Investment Categories
| Category | Description | Key Beneficiaries |
|---|---|---|
| New long-distance lines | Connecting remote wind/solar to demand centers | Transmission developers, utilities |
| Grid reinforcement | Upgrading existing lines and substations for higher capacity | Regulated utilities |
| Interconnection infrastructure | Building the lines and substations needed to connect new generation | Developers, utilities, ISOs |
| Advanced conductors | Replacing existing conductors with advanced materials that carry 2-3x more power | Technology companies, utilities |
| Transformer replacement | Replacing aging and undersized transformers (24-36 month lead times) | Equipment manufacturers, utilities |
Among these investment categories, equipment supply chains present their own constraints that limit the pace of grid expansion.
Transmission in Energy Banking
For energy investment bankers, the transmission theme manifests in several ways:
Utility capital advisory and financing. Utilities are raising tens of billions annually in debt and equity to fund transmission and distribution investment. These capital raises require banking advisory on capital structure optimization, market timing, and instrument selection.
Rate case strategy. Transmission investment drives rate case filings as utilities seek to recover their capital expenditures through customer rates. Bankers advise on rate case strategy, ROE testimony, and the financial implications of regulatory outcomes.

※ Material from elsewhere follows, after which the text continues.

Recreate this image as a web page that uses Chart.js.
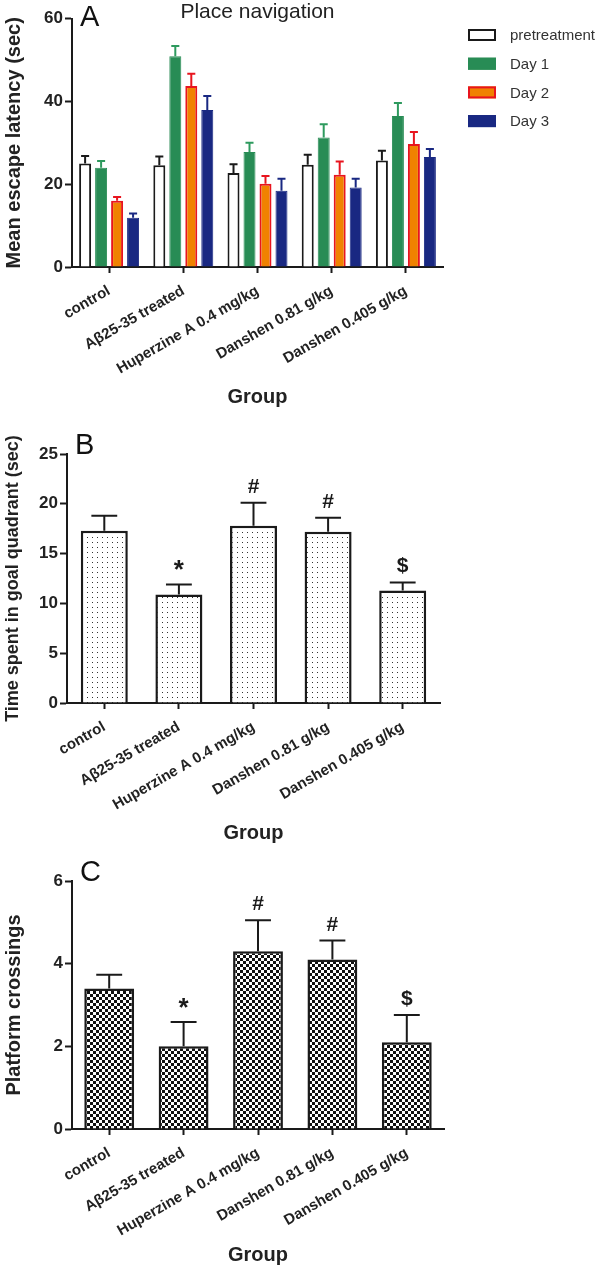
<!DOCTYPE html>
<html>
<head>
<meta charset="utf-8">
<script src="https://cdn.jsdelivr.net/npm/chart.js@4"></script>
<style>
  html, body { margin: 0; padding: 0; background: #fff; }
  .panel { position: absolute; left: 0; width: 600px; }
</style>
</head>
<body>
<div class="panel" style="top:0;height:410px"><canvas id="chartA"></canvas></div>
<div class="panel" style="top:410px;height:440px"><canvas id="chartB"></canvas></div>
<div class="panel" style="top:850px;height:421px"><canvas id="chartC"></canvas></div>
<script>
const groups = ["control", "Aβ25-35 treated", "Huperzine A 0.4 mg/kg", "Danshen 0.81 g/kg", "Danshen 0.405 g/kg"]

// A: place navigation, mean escape latency (sec), mean and SEM
const pretreatment = [25, 24.6, 22.7, 24.7, 25.7]
const pretreatmentErr = [1.8, 2.1, 2.1, 2.4, 2.4]
const day1 = [24, 50.9, 27.8, 31.3, 36.5]
const day1Err = [1.6, 2.5, 2.2, 3.2, 3.1]
const day2 = [16, 43.7, 20.1, 22.3, 29.7]
const day2Err = [0.9, 3.0, 1.9, 3.2, 2.9]
const day3 = [11.9, 37.9, 18.4, 19.2, 26.6]
const day3Err = [1.0, 3.4, 2.9, 2.1, 1.9]
const latencyTicks = [0, 20, 40, 60]

// B: time spent in goal quadrant (sec)
const goalTime = [17.3, 10.9, 17.8, 17.2, 11.3]
const goalTimeErr = [1.5, 1.0, 2.3, 1.4, 0.8]
const goalTicks = [0, 5, 10, 15, 20, 25]

// C: platform crossings
const crossings = [3.4, 2.0, 4.3, 4.1, 2.1]
const crossingsErr = [0.33, 0.59, 0.75, 0.46, 0.66]
const crossingTicks = [0, 2, 4, 6]

// significance marks over B and C
const marks = ["", "*", "#", "#", "$"]

Chart.defaults.font.family = "'Liberation Sans', Arial, sans-serif"
Chart.defaults.color = "#222"
Chart.defaults.animation = false

const INK = "#1a1a1a"

// one-sided SEM bars with a cap, drawn through the y scale
const errorBars = {
  id: "errorBars",
  afterDatasetsDraw(chart, args, opts) {
    const { ctx } = chart
    const y = chart.scales.y
    chart.data.datasets.forEach((ds, i) => {
      if (!ds.errors) return
      chart.getDatasetMeta(i).data.forEach((bar, j) => {
        const top = y.getPixelForValue(ds.data[j] + ds.errors[j])
        const half = bar.width * opts.cap / 2
        ctx.save()
        ctx.strokeStyle = ds.errorColor || INK
        ctx.lineWidth = 2
        ctx.beginPath()
        ctx.moveTo(bar.x, bar.y)
        ctx.lineTo(bar.x, top)
        ctx.moveTo(bar.x - half, top)
        ctx.lineTo(bar.x + half, top)
        ctx.stroke()
        ctx.restore()
      })
    })
  }
}

const sigMarks = {
  id: "sigMarks",
  afterDatasetsDraw(chart, args, opts) {
    if (!opts.marks) return
    const { ctx } = chart
    const y = chart.scales.y
    const ds = chart.data.datasets[0]
    chart.getDatasetMeta(0).data.forEach((bar, j) => {
      const m = opts.marks[j]
      if (!m) return
      const top = y.getPixelForValue(ds.data[j] + ds.errors[j])
      ctx.save()
      // the asterisk glyph is small, so it gets a bigger size
      ctx.font = "bold " + (m === "*" ? 26 : 21) + "px 'Liberation Sans', Arial, sans-serif"
      ctx.fillStyle = INK
      ctx.textAlign = "center"
      ctx.textBaseline = "alphabetic"
      ctx.fillText(m, bar.x, top - (m === "*" ? 6 : 10))
      ctx.restore()
    })
  }
}

const panelLetter = {
  id: "panelLetter",
  afterDraw(chart, args, opts) {
    const { ctx, chartArea } = chart
    ctx.save()
    ctx.font = "29px 'Liberation Sans', Arial, sans-serif"
    ctx.fillStyle = "#111"
    ctx.textBaseline = "alphabetic"
    ctx.fillText(opts.text, chartArea.left + 8, chartArea.top + opts.dy)
    ctx.restore()
  }
}

// legend column to the right of the plot, built from the datasets
const sideLegend = {
  id: "sideLegend",
  afterDraw(chart, args, opts) {
    if (!opts.show) return
    const { ctx, chartArea } = chart
    ctx.save()
    chart.data.datasets.forEach((ds, i) => {
      const x = chartArea.right + opts.dx
      const y = opts.top + i * opts.step
      const lw = ds.borderWidth
      ctx.fillStyle = ds.backgroundColor
      ctx.fillRect(x, y, 28, 12)
      ctx.strokeStyle = ds.borderColor
      ctx.lineWidth = lw
      ctx.strokeRect(x + lw / 2, y + lw / 2, 28 - lw, 12 - lw)
      ctx.fillStyle = "#333"
      ctx.font = "15px 'Liberation Sans', Arial, sans-serif"
      ctx.textBaseline = "middle"
      ctx.fillText(ds.label, x + 42, y + 7)
    })
    ctx.restore()
  }
}

function xAxis(height, titlePad) {
  return {
    afterFit: (s) => { s.height = height },
    grid: { display: true, drawOnChartArea: false, drawTicks: true, offset: false, tickLength: 6, tickWidth: 2, tickColor: INK },
    border: { display: true, color: INK, width: 2 },
    ticks: { maxRotation: 30, minRotation: 30, padding: 9, font: { size: 15, weight: "bold" }, color: "#222" },
    title: { display: true, text: "Group", font: { size: 20, weight: "bold" }, color: "#222", padding: { top: 0, bottom: titlePad } }
  }
}

function yAxis(width, max, tickValues, text, size) {
  return {
    min: 0,
    max: max,
    afterFit: (s) => { s.width = width },
    afterBuildTicks: (s) => { s.ticks = tickValues.map((v) => ({ value: v })) },
    grid: { display: true, drawOnChartArea: false, drawTicks: true, tickLength: 7, tickWidth: 2, tickColor: INK },
    border: { display: true, color: INK, width: 2 },
    ticks: { padding: 2, font: { size: 17, weight: "bold" }, color: "#222" },
    title: { display: true, text: text, font: { size: size, weight: "bold" }, color: "#222", padding: { top: 2, bottom: 0 } }
  }
}

function patternFor(canvasId, size, paint) {
  const tile = document.createElement("canvas")
  tile.width = size
  tile.height = size
  const g = tile.getContext("2d")
  g.fillStyle = "#fff"
  g.fillRect(0, 0, size, size)
  paint(g)
  return document.getElementById(canvasId).getContext("2d").createPattern(tile, "repeat")
}

// Panel A
new Chart(document.getElementById("chartA"), {
  type: "bar",
  data: {
    labels: groups,
    datasets: [
      { label: "pretreatment", data: pretreatment, errors: pretreatmentErr, backgroundColor: "#ffffff", borderColor: INK, borderWidth: 2, errorColor: INK },
      { label: "Day 1", data: day1, errors: day1Err, backgroundColor: "#288c55", borderColor: "#288c55", borderWidth: 1, errorColor: "#2e9a5e" },
      { label: "Day 2", data: day2, errors: day2Err, backgroundColor: "#f08200", borderColor: "#e8141e", borderWidth: 2, errorColor: "#e8141e" },
      { label: "Day 3", data: day3, errors: day3Err, backgroundColor: "#192882", borderColor: "#192882", borderWidth: 1, errorColor: "#192882" }
    ]
  },
  options: {
    responsive: true,
    maintainAspectRatio: false,
    categoryPercentage: 0.862,
    barPercentage: 0.75,
    layout: { padding: { left: 0, right: 157, top: 0, bottom: 0 } },
    scales: {
      x: xAxis(143, 1),
      y: yAxis(72, 60, latencyTicks, "Mean escape latency (sec)", 20)
    },
    plugins: {
      title: {
        display: true,
        text: "Place navigation",
        fullSize: false,
        color: "#222",
        font: { size: 21, weight: "normal", lineHeight: 0.6 },
        padding: { top: 6, bottom: 0 }
      },
      legend: { display: false },
      tooltip: { enabled: false },
      errorBars: { cap: 0.67 },
      panelLetter: { text: "A", dy: 7 },
      sideLegend: { show: true, dx: 25, top: 29, step: 28.7 }
    }
  },
  plugins: [errorBars, panelLetter, sideLegend]
})

// Panel B
const dots = patternFor("chartB", 5, (g) => {
  g.fillStyle = "#333"
  g.fillRect(2, 2, 1, 1)
})

new Chart(document.getElementById("chartB"), {
  type: "bar",
  data: {
    labels: groups,
    datasets: [
      { label: "Time spent in goal quadrant", data: goalTime, errors: goalTimeErr, backgroundColor: dots, borderColor: INK, borderWidth: 2.5 }
    ]
  },
  options: {
    responsive: true,
    maintainAspectRatio: false,
    categoryPercentage: 1,
    barPercentage: 0.63,
    layout: { padding: { left: 0, right: 160, top: 44, bottom: 0 } },
    scales: {
      x: xAxis(147, 5),
      y: yAxis(67, 25, goalTicks, "Time spent in goal quadrant (sec)", 18)
    },
    plugins: {
      legend: { display: false },
      tooltip: { enabled: false },
      errorBars: { cap: 0.55 },
      sigMarks: { marks: marks },
      panelLetter: { text: "B", dy: 0 }
    }
  },
  plugins: [errorBars, sigMarks, panelLetter]
})

// Panel C
const checks = patternFor("chartC", 6, (g) => {
  g.fillStyle = "#111"
  g.fillRect(0, 0, 3, 3)
  g.fillRect(3, 3, 3, 3)
})

new Chart(document.getElementById("chartC"), {
  type: "bar",
  data: {
    labels: groups,
    datasets: [
      { label: "Platform crossings", data: crossings, errors: crossingsErr, backgroundColor: checks, borderColor: INK, borderWidth: 2.5 }
    ]
  },
  options: {
    responsive: true,
    maintainAspectRatio: false,
    categoryPercentage: 1,
    barPercentage: 0.67,
    layout: { padding: { left: 0, right: 156, top: 31, bottom: 0 } },
    scales: {
      x: xAxis(142, 4),
      y: yAxis(72, 6, crossingTicks, "Platform crossings", 20)
    },
    plugins: {
      legend: { display: false },
      tooltip: { enabled: false },
      errorBars: { cap: 0.52 },
      sigMarks: { marks: marks },
      panelLetter: { text: "C", dy: 0 }
    }
  },
  plugins: [errorBars, sigMarks, panelLetter]
})
</script>
</body>
</html>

M&A involving transmission assets. Transmission companies and utilities with significant transmission operations trade at premium valuations reflecting the defensive, FERC-regulated nature of these assets and the growth embedded in their capital plans.
Project finance. Large transmission projects developed by independent transmission companies or utility joint ventures may use project finance structures, particularly for cross-border or long-distance lines that span multiple jurisdictions.